Exercise details » Reproduce exactly and only the lines running from the one with "Write a component" through the one with "Chart.register(...registerables);", both end lines included.

[Records with drawing code]

------------------------------------------------------------------------

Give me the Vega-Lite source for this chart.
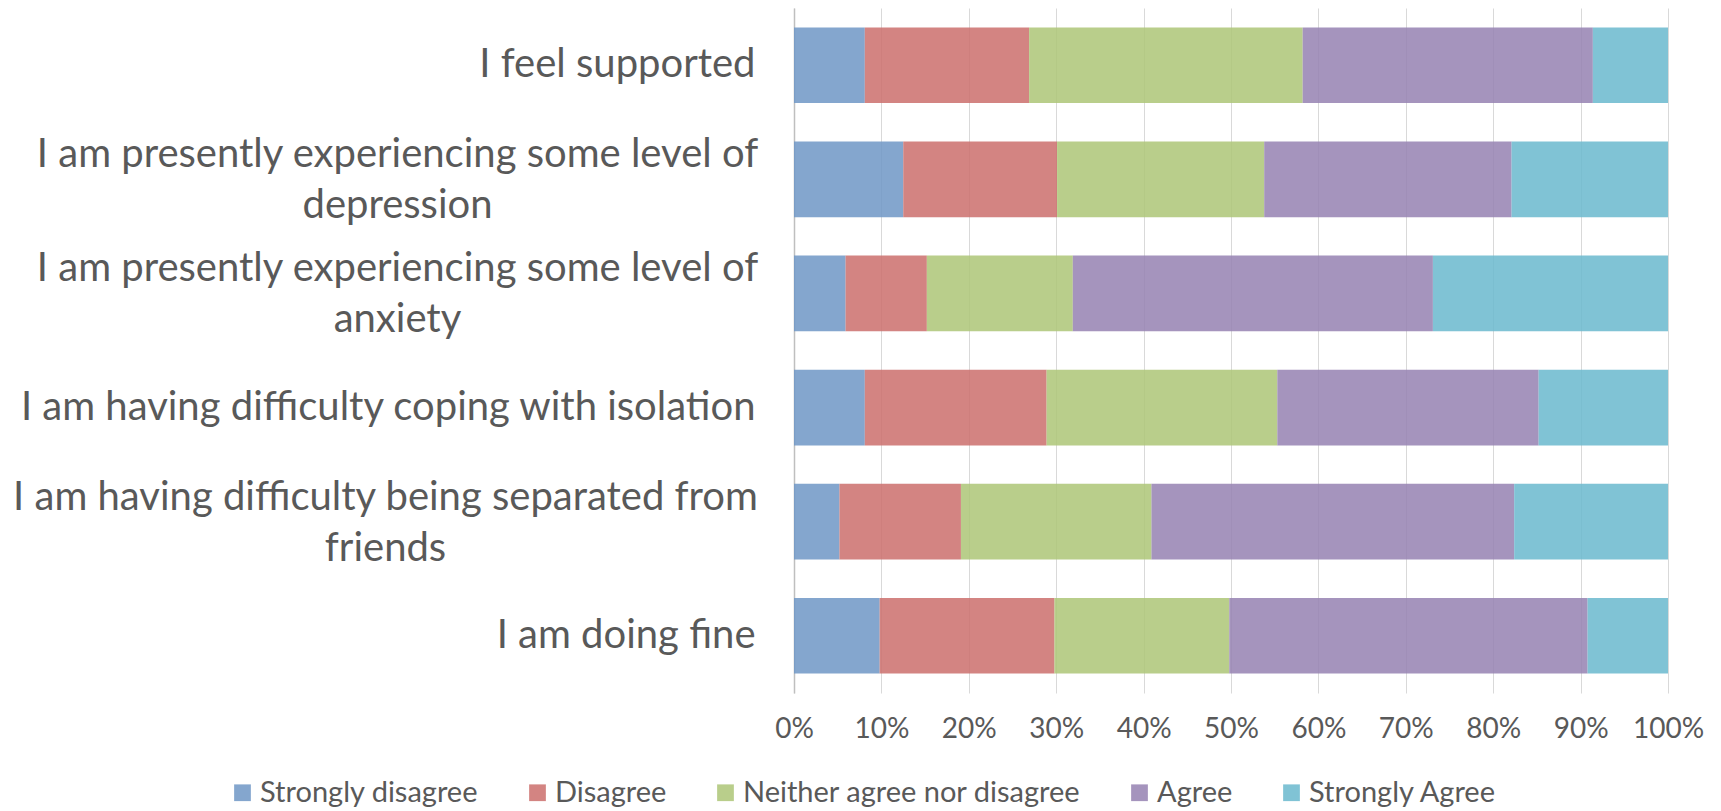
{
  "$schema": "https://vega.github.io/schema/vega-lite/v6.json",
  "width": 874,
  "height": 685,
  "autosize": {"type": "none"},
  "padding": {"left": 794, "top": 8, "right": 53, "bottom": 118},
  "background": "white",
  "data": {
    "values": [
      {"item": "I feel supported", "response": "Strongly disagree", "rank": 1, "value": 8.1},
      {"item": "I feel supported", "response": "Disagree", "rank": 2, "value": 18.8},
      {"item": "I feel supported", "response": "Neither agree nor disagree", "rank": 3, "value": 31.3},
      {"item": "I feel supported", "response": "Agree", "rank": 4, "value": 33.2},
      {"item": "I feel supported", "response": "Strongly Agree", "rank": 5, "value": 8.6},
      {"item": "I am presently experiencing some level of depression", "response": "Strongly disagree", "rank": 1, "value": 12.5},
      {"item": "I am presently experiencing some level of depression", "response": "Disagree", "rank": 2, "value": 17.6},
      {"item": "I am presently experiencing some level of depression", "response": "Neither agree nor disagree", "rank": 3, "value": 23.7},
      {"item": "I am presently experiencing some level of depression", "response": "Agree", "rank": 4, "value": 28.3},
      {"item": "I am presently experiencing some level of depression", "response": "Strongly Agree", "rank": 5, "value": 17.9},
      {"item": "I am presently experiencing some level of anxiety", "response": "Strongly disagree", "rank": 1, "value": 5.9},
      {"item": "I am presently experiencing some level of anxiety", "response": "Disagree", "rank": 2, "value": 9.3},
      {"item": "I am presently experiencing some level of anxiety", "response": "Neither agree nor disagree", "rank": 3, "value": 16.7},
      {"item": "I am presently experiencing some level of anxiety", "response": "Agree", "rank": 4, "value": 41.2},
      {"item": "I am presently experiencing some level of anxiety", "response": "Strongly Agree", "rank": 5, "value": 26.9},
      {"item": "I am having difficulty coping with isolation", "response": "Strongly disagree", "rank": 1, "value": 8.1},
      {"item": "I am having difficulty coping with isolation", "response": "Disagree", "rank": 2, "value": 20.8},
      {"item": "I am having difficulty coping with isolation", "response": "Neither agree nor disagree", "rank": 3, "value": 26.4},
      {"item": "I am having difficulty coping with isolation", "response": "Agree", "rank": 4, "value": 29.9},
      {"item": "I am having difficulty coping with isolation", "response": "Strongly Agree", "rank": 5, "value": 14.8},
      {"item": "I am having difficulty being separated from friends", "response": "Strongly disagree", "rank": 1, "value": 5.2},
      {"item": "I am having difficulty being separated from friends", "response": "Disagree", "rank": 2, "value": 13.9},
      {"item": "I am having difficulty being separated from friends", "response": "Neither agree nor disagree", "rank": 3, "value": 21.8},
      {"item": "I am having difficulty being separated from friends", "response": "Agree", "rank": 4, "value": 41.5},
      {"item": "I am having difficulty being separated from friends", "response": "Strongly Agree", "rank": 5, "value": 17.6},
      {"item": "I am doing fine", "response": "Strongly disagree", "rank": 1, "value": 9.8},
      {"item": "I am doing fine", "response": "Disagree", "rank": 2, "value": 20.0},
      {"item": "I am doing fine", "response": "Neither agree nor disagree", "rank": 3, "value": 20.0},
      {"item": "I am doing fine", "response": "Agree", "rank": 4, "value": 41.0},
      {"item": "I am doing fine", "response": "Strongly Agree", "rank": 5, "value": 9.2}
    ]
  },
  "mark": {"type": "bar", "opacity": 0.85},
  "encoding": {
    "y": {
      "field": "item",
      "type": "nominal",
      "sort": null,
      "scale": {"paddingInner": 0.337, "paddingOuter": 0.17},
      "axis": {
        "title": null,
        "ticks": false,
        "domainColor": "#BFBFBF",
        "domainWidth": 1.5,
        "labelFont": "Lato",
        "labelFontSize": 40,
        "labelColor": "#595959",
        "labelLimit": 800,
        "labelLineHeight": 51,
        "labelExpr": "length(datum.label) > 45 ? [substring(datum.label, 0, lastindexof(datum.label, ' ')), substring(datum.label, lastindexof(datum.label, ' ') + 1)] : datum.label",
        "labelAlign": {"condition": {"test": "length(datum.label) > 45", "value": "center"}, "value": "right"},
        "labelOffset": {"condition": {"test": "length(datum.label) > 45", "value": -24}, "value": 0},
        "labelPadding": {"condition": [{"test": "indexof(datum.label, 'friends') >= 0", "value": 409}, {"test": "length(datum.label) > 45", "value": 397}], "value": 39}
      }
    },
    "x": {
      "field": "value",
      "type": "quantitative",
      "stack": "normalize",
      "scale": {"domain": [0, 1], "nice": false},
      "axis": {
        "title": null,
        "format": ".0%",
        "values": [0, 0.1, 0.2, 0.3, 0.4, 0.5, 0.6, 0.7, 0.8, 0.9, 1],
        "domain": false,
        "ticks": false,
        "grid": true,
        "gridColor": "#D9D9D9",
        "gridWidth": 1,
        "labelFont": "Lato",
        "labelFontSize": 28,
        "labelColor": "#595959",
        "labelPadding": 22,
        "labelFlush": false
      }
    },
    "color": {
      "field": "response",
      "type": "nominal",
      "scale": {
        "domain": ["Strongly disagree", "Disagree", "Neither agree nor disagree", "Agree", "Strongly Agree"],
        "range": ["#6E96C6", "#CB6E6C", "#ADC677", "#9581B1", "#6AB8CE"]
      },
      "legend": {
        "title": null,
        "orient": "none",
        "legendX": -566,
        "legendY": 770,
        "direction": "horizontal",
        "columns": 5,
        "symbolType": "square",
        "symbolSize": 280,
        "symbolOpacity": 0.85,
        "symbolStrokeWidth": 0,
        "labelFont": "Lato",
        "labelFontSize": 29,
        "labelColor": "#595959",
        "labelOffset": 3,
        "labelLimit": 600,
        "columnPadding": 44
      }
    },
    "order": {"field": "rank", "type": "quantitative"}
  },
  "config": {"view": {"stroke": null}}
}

------------------------------------------------------------------------

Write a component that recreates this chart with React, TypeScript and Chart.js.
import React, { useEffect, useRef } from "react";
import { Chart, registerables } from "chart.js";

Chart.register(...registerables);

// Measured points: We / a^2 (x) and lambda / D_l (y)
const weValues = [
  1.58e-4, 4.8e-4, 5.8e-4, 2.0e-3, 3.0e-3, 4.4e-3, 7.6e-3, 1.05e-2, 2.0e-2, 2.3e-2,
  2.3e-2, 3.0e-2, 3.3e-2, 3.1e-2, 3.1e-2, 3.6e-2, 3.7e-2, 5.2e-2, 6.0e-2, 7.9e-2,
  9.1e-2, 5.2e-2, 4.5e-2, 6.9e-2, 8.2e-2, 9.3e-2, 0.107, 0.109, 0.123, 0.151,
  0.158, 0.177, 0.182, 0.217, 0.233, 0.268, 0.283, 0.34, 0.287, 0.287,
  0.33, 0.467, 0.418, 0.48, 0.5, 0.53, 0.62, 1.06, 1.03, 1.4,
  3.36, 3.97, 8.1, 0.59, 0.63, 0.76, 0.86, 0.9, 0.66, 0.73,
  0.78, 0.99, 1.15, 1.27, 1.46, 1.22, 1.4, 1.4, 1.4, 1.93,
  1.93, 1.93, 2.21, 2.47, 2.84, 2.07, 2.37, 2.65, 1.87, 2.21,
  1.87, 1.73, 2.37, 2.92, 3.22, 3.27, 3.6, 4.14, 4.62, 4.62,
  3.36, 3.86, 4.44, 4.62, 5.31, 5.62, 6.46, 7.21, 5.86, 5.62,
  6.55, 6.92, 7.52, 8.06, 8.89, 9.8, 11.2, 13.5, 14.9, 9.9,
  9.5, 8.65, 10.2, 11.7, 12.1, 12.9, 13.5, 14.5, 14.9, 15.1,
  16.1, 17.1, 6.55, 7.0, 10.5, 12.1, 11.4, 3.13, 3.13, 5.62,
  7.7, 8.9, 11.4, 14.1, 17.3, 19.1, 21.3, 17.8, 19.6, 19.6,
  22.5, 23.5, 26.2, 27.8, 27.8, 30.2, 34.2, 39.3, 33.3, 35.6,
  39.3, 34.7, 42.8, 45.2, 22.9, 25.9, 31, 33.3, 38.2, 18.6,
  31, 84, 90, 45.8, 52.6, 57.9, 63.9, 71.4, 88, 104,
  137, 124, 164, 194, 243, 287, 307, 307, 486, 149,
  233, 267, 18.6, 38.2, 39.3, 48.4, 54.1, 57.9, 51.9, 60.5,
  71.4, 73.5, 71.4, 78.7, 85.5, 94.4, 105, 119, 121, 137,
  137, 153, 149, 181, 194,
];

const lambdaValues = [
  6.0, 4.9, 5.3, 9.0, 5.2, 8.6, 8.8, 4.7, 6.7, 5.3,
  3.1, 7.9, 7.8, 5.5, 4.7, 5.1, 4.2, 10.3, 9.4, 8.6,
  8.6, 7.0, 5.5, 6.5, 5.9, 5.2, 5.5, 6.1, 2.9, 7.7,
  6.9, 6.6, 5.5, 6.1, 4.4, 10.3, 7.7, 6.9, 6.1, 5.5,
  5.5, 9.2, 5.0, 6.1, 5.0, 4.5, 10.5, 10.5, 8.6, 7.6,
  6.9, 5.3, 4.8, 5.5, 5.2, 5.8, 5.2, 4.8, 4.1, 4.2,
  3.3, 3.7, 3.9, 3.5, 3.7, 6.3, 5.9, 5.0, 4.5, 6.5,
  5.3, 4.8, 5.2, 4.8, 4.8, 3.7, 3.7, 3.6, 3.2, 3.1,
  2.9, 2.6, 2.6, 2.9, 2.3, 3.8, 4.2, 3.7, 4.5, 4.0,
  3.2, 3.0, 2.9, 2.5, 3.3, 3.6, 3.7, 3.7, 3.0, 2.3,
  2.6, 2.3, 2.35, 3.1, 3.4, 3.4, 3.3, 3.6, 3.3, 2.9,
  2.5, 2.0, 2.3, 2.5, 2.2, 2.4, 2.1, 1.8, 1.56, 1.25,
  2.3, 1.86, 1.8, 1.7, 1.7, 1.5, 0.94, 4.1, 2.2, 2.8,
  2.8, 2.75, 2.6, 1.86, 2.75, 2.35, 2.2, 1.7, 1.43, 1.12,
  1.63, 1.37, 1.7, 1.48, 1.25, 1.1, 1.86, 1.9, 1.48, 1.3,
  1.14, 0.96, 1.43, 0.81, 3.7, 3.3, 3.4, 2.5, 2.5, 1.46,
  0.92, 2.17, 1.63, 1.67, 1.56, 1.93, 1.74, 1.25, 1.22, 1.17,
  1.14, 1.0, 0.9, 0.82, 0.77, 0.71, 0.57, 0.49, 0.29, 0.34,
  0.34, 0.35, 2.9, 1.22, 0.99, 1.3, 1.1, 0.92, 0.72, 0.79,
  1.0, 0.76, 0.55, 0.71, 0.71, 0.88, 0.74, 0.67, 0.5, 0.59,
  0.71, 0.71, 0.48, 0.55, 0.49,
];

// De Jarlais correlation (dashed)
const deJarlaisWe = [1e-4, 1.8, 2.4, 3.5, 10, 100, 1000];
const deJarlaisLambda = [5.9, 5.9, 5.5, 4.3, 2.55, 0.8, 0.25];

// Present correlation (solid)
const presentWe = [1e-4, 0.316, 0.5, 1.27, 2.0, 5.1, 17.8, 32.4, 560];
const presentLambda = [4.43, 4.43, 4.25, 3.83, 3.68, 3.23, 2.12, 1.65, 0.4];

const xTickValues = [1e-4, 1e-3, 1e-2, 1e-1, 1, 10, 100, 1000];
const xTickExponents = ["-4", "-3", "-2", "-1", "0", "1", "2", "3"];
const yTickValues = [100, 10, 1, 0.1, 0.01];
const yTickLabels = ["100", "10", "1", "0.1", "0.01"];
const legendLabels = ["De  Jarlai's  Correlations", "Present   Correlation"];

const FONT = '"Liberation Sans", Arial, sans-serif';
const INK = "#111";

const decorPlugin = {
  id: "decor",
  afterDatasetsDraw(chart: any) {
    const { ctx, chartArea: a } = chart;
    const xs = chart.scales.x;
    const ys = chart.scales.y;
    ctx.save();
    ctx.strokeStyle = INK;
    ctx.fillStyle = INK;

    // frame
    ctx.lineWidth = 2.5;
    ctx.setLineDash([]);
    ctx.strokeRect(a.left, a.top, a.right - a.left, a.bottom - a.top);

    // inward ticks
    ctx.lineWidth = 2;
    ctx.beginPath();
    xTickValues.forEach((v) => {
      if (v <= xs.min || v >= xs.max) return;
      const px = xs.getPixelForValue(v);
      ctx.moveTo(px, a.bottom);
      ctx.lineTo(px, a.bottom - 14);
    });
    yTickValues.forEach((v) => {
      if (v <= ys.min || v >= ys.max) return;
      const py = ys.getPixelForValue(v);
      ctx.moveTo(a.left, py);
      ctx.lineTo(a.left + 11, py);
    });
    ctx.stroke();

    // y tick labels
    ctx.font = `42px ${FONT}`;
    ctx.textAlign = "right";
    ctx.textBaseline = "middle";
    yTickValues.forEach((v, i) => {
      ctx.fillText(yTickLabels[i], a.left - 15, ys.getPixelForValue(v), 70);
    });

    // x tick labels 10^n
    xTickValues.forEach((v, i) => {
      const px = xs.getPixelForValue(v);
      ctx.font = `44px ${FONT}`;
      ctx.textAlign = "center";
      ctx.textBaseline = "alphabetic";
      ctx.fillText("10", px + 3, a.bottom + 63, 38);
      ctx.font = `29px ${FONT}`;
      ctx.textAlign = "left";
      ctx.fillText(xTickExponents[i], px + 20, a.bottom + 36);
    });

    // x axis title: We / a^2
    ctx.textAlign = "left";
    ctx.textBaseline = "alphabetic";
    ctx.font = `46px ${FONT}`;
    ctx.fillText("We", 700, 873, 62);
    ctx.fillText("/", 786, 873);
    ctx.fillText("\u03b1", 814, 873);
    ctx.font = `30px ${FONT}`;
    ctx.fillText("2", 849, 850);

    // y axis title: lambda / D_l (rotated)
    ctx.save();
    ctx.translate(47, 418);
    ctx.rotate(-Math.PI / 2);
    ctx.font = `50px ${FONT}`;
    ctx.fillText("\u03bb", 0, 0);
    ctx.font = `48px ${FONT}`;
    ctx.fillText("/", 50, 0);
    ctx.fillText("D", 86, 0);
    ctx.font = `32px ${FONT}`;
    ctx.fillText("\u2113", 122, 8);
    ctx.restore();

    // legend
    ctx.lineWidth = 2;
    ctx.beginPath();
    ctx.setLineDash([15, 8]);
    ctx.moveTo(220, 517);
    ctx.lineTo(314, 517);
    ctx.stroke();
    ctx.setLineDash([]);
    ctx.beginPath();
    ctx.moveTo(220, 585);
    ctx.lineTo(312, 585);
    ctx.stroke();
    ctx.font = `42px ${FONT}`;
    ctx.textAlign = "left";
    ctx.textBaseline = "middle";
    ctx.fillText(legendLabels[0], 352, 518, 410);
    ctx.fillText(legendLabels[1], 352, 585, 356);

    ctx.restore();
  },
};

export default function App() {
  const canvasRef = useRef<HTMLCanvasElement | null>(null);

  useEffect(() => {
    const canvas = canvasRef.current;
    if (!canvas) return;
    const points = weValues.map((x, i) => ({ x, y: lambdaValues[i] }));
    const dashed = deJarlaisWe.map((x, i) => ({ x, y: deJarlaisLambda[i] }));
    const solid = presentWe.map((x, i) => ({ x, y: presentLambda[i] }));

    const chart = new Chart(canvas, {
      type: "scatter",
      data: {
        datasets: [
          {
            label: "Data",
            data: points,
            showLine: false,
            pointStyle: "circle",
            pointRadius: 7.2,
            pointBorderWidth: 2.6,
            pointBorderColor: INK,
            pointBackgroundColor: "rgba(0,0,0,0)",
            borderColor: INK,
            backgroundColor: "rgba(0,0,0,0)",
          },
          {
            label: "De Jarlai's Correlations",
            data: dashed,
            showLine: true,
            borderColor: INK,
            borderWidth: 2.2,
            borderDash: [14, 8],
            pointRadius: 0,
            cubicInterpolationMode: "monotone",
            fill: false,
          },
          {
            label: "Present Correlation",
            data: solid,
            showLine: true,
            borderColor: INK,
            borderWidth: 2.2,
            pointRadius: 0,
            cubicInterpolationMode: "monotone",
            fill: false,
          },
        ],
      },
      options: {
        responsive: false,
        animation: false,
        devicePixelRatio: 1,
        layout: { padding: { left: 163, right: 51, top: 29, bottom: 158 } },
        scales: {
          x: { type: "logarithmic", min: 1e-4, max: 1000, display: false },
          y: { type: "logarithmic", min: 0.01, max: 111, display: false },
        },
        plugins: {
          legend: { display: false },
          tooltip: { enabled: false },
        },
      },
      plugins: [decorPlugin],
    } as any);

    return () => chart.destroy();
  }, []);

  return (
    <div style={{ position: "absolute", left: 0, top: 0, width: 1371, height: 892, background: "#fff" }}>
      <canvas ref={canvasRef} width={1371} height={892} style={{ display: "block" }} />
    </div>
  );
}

------------------------------------------------------------------------

Task response »
Write a component that recreates this chart with React, TypeScript and Chart.js.
import React, { useEffect, useRef } from "react";
import { Chart, registerables } from "chart.js";

Chart.register(...registerables);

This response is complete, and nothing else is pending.